The monarch butterfly is known for its amazing annual spring and fall migration – from wintering grounds in Mexico in the spring northward across North America then reversing in fall and returning to Mexico, a trip of more than 2,000 miles (one way) for many of these hardy bugs. This migration is a biological mystery. Most adult butterflies live about a month or so. Their primary function is to propagate the species. It has often been said that a butterfly is just the breeding stage of a caterpillar. But the last emerging monarch of the summer doesn’t fit this mold. It is not sexually mature when it leaves the chrysalis. Instead, it turns south and heads for Mexico. It will not sexually mature for six to eight months, when it leaves Mexico in the spring and heads back to North America where it will emerge from reproductive diapause and begin the common cycle of breeding, egg-laying and then the adult will go to that happy butterfly garden in the sky, while the egg hatches, the caterpillar grows, then pupates and the chrysalis opens to reveal another generation of monarch butterfly.
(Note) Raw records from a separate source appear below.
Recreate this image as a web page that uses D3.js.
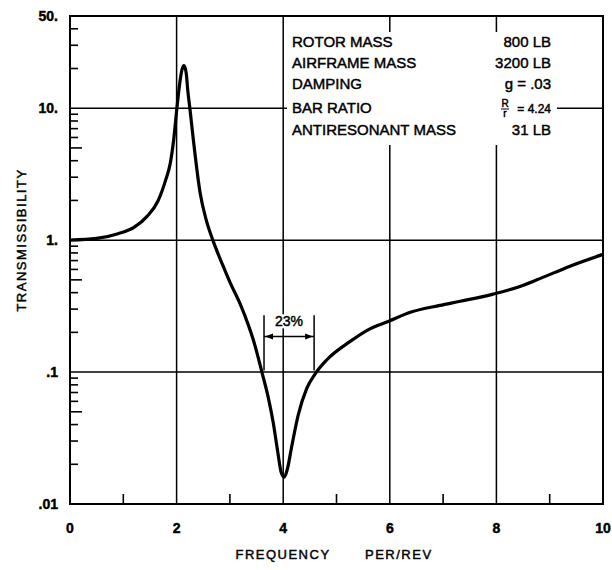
<!DOCTYPE html>
<html>
<head>
<meta charset="utf-8">
<script src="https://cdn.jsdelivr.net/npm/d3@7"></script>
<style>
  html, body { margin: 0; padding: 0; background: #fff; }
  svg { display: block; }
  text { font-family: "Liberation Sans", Arial, sans-serif; fill: #000; stroke: #000; stroke-width: 0.45px; }
</style>
</head>
<body>
<svg id="chart" width="612" height="570"></svg>
<script>
// Transmissibility vs frequency (per rev)
const frequency = [0.0, 0.5, 0.9, 1.2, 1.45, 1.65, 1.8, 1.88, 1.95, 2.0, 2.05, 2.1, 2.14, 2.18, 2.21, 2.25, 2.32, 2.44, 2.55, 2.68, 2.87, 3.0, 3.19, 3.35, 3.44, 3.6, 3.72, 3.81, 3.9, 3.96, 4.02, 4.08, 4.15, 4.28, 4.44, 4.6, 4.82, 5.25, 5.6, 5.97, 6.4, 6.94, 7.32, 7.94, 8.4, 8.76, 9.38, 10.0];
const transmissibility = [1.0, 1.03, 1.12, 1.25, 1.52, 1.98, 2.9, 3.8, 6.0, 9.5, 14.5, 19.5, 21.0, 18.5, 13.6, 9.9, 5.5, 2.3, 1.45, 1.0, 0.64, 0.48, 0.33, 0.225, 0.175, 0.1, 0.064, 0.042, 0.0245, 0.0175, 0.016, 0.0185, 0.026, 0.047, 0.075, 0.097, 0.124, 0.17, 0.21, 0.242, 0.285, 0.32, 0.344, 0.39, 0.44, 0.50, 0.635, 0.78];

const xTicks = [0, 2, 4, 6, 8, 10];
const xTickLabels = ["0", "2", "4", "6", "8", "10"];
const xMinorTicks = [1, 3, 5, 7, 9];
const yTicks = [0.01, 0.1, 1, 10, 50];
const yTickLabels = [".01", ".1", "1.", "10.", "50."];
const xGrid = [2, 4, 6, 8];
const yGrid = [0.1, 1, 10];

const infoLabels = ["ROTOR MASS", "AIRFRAME MASS", "DAMPING", "BAR RATIO", "ANTIRESONANT MASS"];
const infoValues = ["800 LB", "3200 LB", "g = .03", "= 4.24", "31 LB"];

// band marking the antiresonance width
const bandEdges = [3.64, 4.58];
const bandLabel = "23%";

const svg = d3.select("#chart");
const x = d3.scaleLinear().domain([0, 10]).range([70, 603]);
const y = d3.scaleLog().domain([0.01, 50]).range([504, 16]);

// grid lines
const grid = svg.append("g").attr("stroke", "#000").attr("stroke-width", 1.5);
grid.selectAll("line.v").data(xGrid).join("line")
  .attr("x1", d => x(d)).attr("x2", d => x(d))
  .attr("y1", y(50)).attr("y2", y(0.01));
grid.selectAll("line.h").data(yGrid).join("line")
  .attr("x1", x(0)).attr("x2", x(10))
  .attr("y1", d => y(d)).attr("y2", d => y(d));

// y minor ticks (inside, pointing right); the 5 of each decade is longer
const yMinor = [];
[0.01, 0.1, 1].forEach(dec => { for (let k = 2; k <= 9; k++) yMinor.push({ v: dec * k, k }); });
[2, 3, 4].forEach(k => yMinor.push({ v: 10 * k, k }));
svg.append("g").attr("stroke", "#000").attr("stroke-width", 1.6)
  .selectAll("line").data(yMinor).join("line")
  .attr("x1", x(0)).attr("x2", d => x(0) + (d.k === 5 ? 12 : 8))
  .attr("y1", d => y(d.v)).attr("y2", d => y(d.v));

// x minor ticks (inside, pointing up)
svg.append("g").attr("stroke", "#000").attr("stroke-width", 1.6)
  .selectAll("line").data(xMinorTicks).join("line")
  .attr("x1", d => x(d)).attr("x2", d => x(d))
  .attr("y1", y(0.01)).attr("y2", y(0.01) - 10);

// info block with white backing that interrupts the grid
svg.append("rect").attr("x", 287).attr("y", 32).attr("width", 270).attr("height", 113).attr("fill", "#fff");
const rowY = [47, 68, 89, 113, 135];
const info = svg.append("g").attr("font-size", 15);
info.selectAll("text.l").data(infoLabels).join("text")
  .attr("x", 292).attr("y", (d, i) => rowY[i]).text(d => d);
info.selectAll("text.v").data(infoValues).join("text")
  .attr("x", 551).attr("y", (d, i) => rowY[i]).attr("text-anchor", "end")
  .attr("font-size", (d, i) => i === 3 ? 12 : 15)
  .text(d => d);
// R/r fraction on the bar-ratio row
const fx = 505;
info.append("text").attr("x", fx).attr("y", 107).attr("font-size", 10).attr("text-anchor", "middle").text("R");
info.append("line").attr("x1", fx - 4).attr("x2", fx + 4).attr("y1", 109).attr("y2", 109).attr("stroke", "#000").attr("stroke-width", 1);
info.append("text").attr("x", fx).attr("y", 117).attr("font-size", 10).attr("text-anchor", "middle").text("r");

// antiresonance width marker
const ann = svg.append("g").attr("stroke", "#000").attr("stroke-width", 1.5);
ann.selectAll("line").data(bandEdges).join("line")
  .attr("x1", d => x(d)).attr("x2", d => x(d))
  .attr("y1", y(0.27)).attr("y2", y(0.103));
const ay = y(0.186);
ann.append("line").attr("x1", x(bandEdges[0])).attr("x2", x(bandEdges[1])).attr("y1", ay).attr("y2", ay);
const ah = d3.path();
ah.moveTo(x(bandEdges[0]) + 1, ay); ah.lineTo(x(bandEdges[0]) + 9, ay - 3); ah.lineTo(x(bandEdges[0]) + 9, ay + 3); ah.closePath();
ah.moveTo(x(bandEdges[1]) - 1, ay); ah.lineTo(x(bandEdges[1]) - 9, ay - 3); ah.lineTo(x(bandEdges[1]) - 9, ay + 3); ah.closePath();
svg.append("path").attr("d", ah.toString()).attr("fill", "#000");
const midF = (bandEdges[0] + bandEdges[1]) / 2;
svg.append("rect").attr("x", x(midF) - 14).attr("y", y(0.222) - 12).attr("width", 28).attr("height", 14).attr("fill", "#fff");
svg.append("text").attr("x", x(midF)).attr("y", y(0.222)).attr("text-anchor", "middle").attr("font-size", 14).text(bandLabel);

// curve
const line = d3.line().x(d => x(d[0])).y(d => y(d[1])).curve(d3.curveMonotoneX);
svg.append("path").datum(frequency.map((f, i) => [f, transmissibility[i]]))
  .attr("d", line).attr("fill", "none").attr("stroke", "#000").attr("stroke-width", 3.2)
  .attr("stroke-linejoin", "round");

// frame
svg.append("rect").attr("x", x(0)).attr("y", y(50)).attr("width", x(10) - x(0)).attr("height", y(0.01) - y(50))
  .attr("fill", "none").attr("stroke", "#000").attr("stroke-width", 2);

// tick labels
svg.append("g").attr("font-size", 14).attr("font-weight", "bold")
  .selectAll("text").data(yTicks).join("text")
  .attr("x", 58).attr("y", d => y(d) + 5).attr("text-anchor", "end")
  .text((d, i) => yTickLabels[i]);
svg.append("g").attr("font-size", 14).attr("font-weight", "bold")
  .selectAll("text").data(xTicks).join("text")
  .attr("x", d => x(d)).attr("y", 533).attr("text-anchor", "middle")
  .text((d, i) => xTickLabels[i]);

// axis titles
svg.append("text").attr("transform", "translate(26,240) rotate(-90)")
  .attr("text-anchor", "middle").attr("font-size", 13).attr("letter-spacing", 1.5).text("TRANSMISSIBILITY");
svg.append("text").attr("x", 283).attr("y", 559).attr("text-anchor", "middle")
  .attr("font-size", 13).attr("letter-spacing", 1.5).text("FREQUENCY");
svg.append("text").attr("x", 365).attr("y", 559)
  .attr("font-size", 13).attr("letter-spacing", 1.5).text("PER/REV");
</script>
</body>
</html>
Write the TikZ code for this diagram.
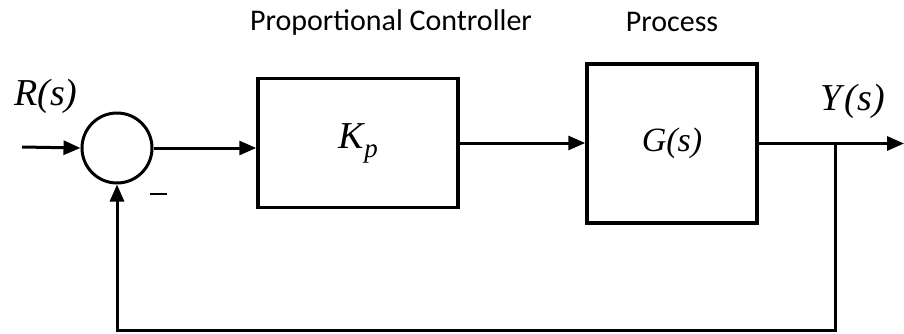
\documentclass[tikz,border=0pt]{standalone}
\usepackage{fontspec}
\setmainfont{Liberation Serif}
\newfontfamily\lblfont{Carlito}
\newfontfamily\varfont{Liberation Serif}
\usepackage{tikz}
\usetikzlibrary{arrows.meta,calc,positioning}

\begin{document}
\begin{tikzpicture}[
    x=1pt, y=1pt,
    line width=3pt,
    arr/.style={-{Triangle[length=17pt,width=14pt]}},
    box/.style={draw, line width=3.5pt, inner sep=0pt},
    sumnode/.style={draw, circle, minimum size=70pt, inner sep=0pt},
    title/.style={font=\lblfont\fontsize{30}{32}\selectfont},
    var/.style={font=\varfont\itshape\fontsize{38}{40}\selectfont}
]
\useasboundingbox (0,0) rectangle (904,-333);

\node[sumnode] (sum) at (117,-148) {};
\node[box, minimum width=200pt, minimum height=129pt, var] (kp) at (358,-143)
     {K\kern1pt\raisebox{-9pt}{\fontsize{27}{28}\selectfont p}};
\node[box, minimum width=170pt, minimum height=159pt, var] (g) at (672,-143.5)
     {\fontsize{34}{36}\selectfont G(s)};

\coordinate (in)  at (22,-147);
\coordinate (out) at (904,-143.5);
\coordinate (tap) at (835,-143.5);
\coordinate (fb)  at (835,-330);

\draw[arr] (in) -- (sum.west);
\draw[arr] (sum.east) -- (sum.east -| kp.west);
\draw[arr] (kp.east) -- (kp.east -| g.west);
\draw[arr] (g.east) -- (out);
% lazo de realimentacion
\draw[arr] (tap) -- (fb) -| (sum.south);

\node[var] (rlbl) at (46,-96) {R(s)};
\node[var] (ylbl) at (853,-101) {Y\kern3pt(s)};
\node (minus) at (158,-194) {\rule{17pt}{1.8pt}};

\node[title] (ctrl) at (391,-22) {Proportional Controller};
\node[title] (proc) at (672,-22) {Process};
\end{tikzpicture}
\end{document}
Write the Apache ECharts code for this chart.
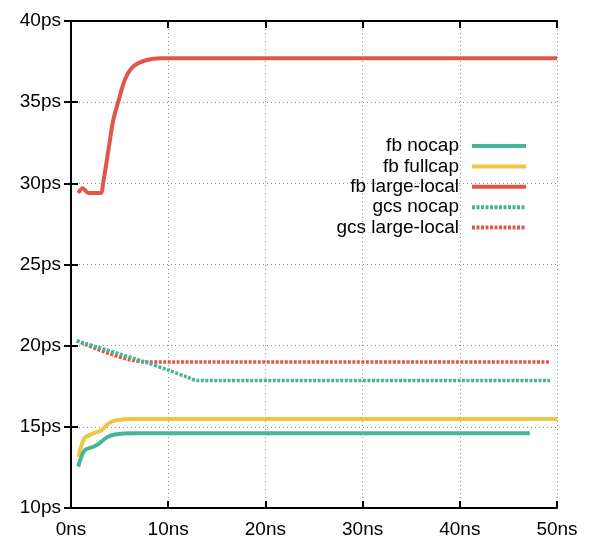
<!DOCTYPE html>
<html>
<head>
<meta charset="utf-8">
<script src="https://cdn.jsdelivr.net/npm/echarts@6/dist/echarts.min.js"></script>
<style>
  html, body { margin: 0; padding: 0; background: #fff; }
  #chart { width: 598px; height: 551px; }
</style>
</head>
<body>
<div id="chart"></div>
<script>
// values: [time in ns, latency in ps]
var xTicks = ['0ns', '10ns', '20ns', '30ns', '40ns', '50ns']
var yTicks = ['10ps', '15ps', '20ps', '25ps', '30ps', '35ps', '40ps']
var names = ['fb nocap', 'fb fullcap', 'fb large-local', 'gcs nocap', 'gcs large-local']

var fbNocap = [[0.75, 12.55], [1.4, 13.55], [2.3, 13.77], [2.8, 13.94], [3.7, 14.35], [4.5, 14.53], [6.4, 14.6], [47.2, 14.6]]
var fbFullcap = [[0.75, 13.15], [1.4, 14.3], [2.3, 14.6], [3.15, 14.8], [3.85, 15.2], [4.7, 15.4], [6.4, 15.48], [50, 15.48]]
var fbLargeLocal = [[0.75, 29.4], [1.2, 29.7], [1.8, 29.4], [3.05, 29.4], [3.3, 30.0], [3.85, 32.05], [4.35, 33.9], [4.9, 35.1], [5.55, 36.4], [6.4, 37.2], [7.8, 37.6], [9.2, 37.7], [50, 37.7]]
var gcsNocap = [[0.6, 20.3], [7.6, 19.0], [10, 18.5], [12, 18.05], [13, 17.85], [49.3, 17.85]]
var gcsLargeLocal = [[0.6, 20.3], [7.6, 19.0], [49.3, 19.0]]

var colors = ['#44b596', '#f0c543', '#e0574a', '#44b596', '#e0574a']
var allData = [fbNocap, fbFullcap, fbLargeLocal, gcsNocap, gcsLargeLocal]
var dotted = [false, false, false, true, true]

var chart = echarts.init(document.getElementById('chart'))
var font = 'Liberation Sans, Arial, sans-serif'

var series = names.map(function (n, i) {
    return {
        name: n,
        type: 'line',
        showSymbol: false,
        symbol: 'none',
        smooth: 0.3,
        lineStyle: {
            color: colors[i],
            width: dotted[i] ? 3.5 : 4,
            type: dotted[i] ? [3, 1.5] : 'solid',
            cap: 'butt'
        },
        itemStyle: { color: colors[i] },
        z: 5 - i,
        data: allData[i]
    }
})

var option = {
    animation: false,
    textStyle: { fontFamily: font },
    grid: { left: 71, right: 41, top: 21, bottom: 43 },
    legend: {
        data: names,
        orient: 'vertical',
        align: 'right',
        right: 65,
        top: 131,
        itemWidth: 54,
        itemHeight: 20,
        itemGap: 0.4,
        itemStyle: { opacity: 0 },
        lineStyle: { width: 4 },
        textStyle: { fontSize: 19, lineHeight: 20, color: '#000', fontFamily: font, padding: [0, 8, 0, 0] }
    },
    xAxis: [
        {
            type: 'value', min: 0, max: 50, interval: 10,
            axisLine: { lineStyle: { color: '#000', width: 2 } },
            axisTick: { inside: true, length: 7, lineStyle: { color: '#000', width: 2 } },
            axisLabel: {
                color: '#000', fontSize: 19, margin: 12, fontFamily: font,
                formatter: function (v) { return xTicks[v / 10] }
            },
            splitLine: { show: true, lineStyle: { color: '#888', width: 1, type: [1, 3] } }
        },
        {
            type: 'value', min: 0, max: 50, interval: 10, position: 'top',
            axisLine: { lineStyle: { color: '#000', width: 2 } },
            axisTick: { inside: true, length: 7, lineStyle: { color: '#000', width: 2 } },
            axisLabel: { show: false },
            splitLine: { show: false }
        }
    ],
    yAxis: [
        {
            type: 'value', min: 10, max: 40, interval: 5,
            axisLine: { show: true, lineStyle: { color: '#000', width: 2 } },
            axisTick: { show: true, inside: true, length: 7, lineStyle: { color: '#000', width: 2 } },
            axisLabel: {
                color: '#000', fontSize: 19, margin: 10, fontFamily: font,
                formatter: function (v) { return yTicks[(v - 10) / 5] }
            },
            splitLine: { show: true, lineStyle: { color: '#888', width: 1, type: [1, 3] } }
        },
        {
            type: 'value', min: 10, max: 40, interval: 5, position: 'right',
            axisLine: { show: true, lineStyle: { color: '#000', width: 2 } },
            axisTick: { show: true, inside: true, length: 7, lineStyle: { color: '#000', width: 2 } },
            axisLabel: { show: false },
            splitLine: { show: false }
        }
    ],
    series: series
}
chart.setOption(option)
</script>
</body>
</html>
The other part of the migration mystery is maybe, even more, intriguing. The animal that eventually turns south, towards Mexico, is as many as four (or more) generations removed from the animal that left Mexico in the spring. How this creatures finds its way back to the same area in the mountains of central Mexico every fall is a wonder.
The monarch population took a big hit just a few years ago. The 2013 winter population in Mexico was estimated at about 33 million, the lowest number ever recorded. There is no way to be sure about what caused this precipitous decline but scientists believe the major culprits were habitat loss and/or degradation and the widespread use of herbicides and pesticides.
This winter, things are looking up. Overwintering monarchs in Mexico covered about 10 acres of forest. The number was estimated to be about 140 million butterflies tripling last year’s numbers. Scientists are pleased with the uptick and are cautiously optimistic that a monarch recovery may be underway. But there is still a ways to go. A summit held in 2014 set a target of 15 acres (6 hectares) of overwintering monarchs by 2020. While scientists think this would provide a stable population of monarchs it is only a third of the area covered in orange and black back in 1996 – 1997.
One simple thing that everyone/anyone can do to help monarchs is plant milkweed. It doesn’t take a stand of acres and acres – add a few plants to your wildflower garden or backyard habitat – it really makes a difference, as milkweed is the primary host plant of the monarch. Planting different species of milkweed that mature at different times helps ensure there will be available plants when monarchs need them.
There are other ways to help the monarch too – like recording and reporting migrants. Some websites that show how individuals can help include http://www.monarchwatch.org/ and http://monarchjointventure.org/ or just Google monarch butterfly.
We need to help fill the skies with black and orange.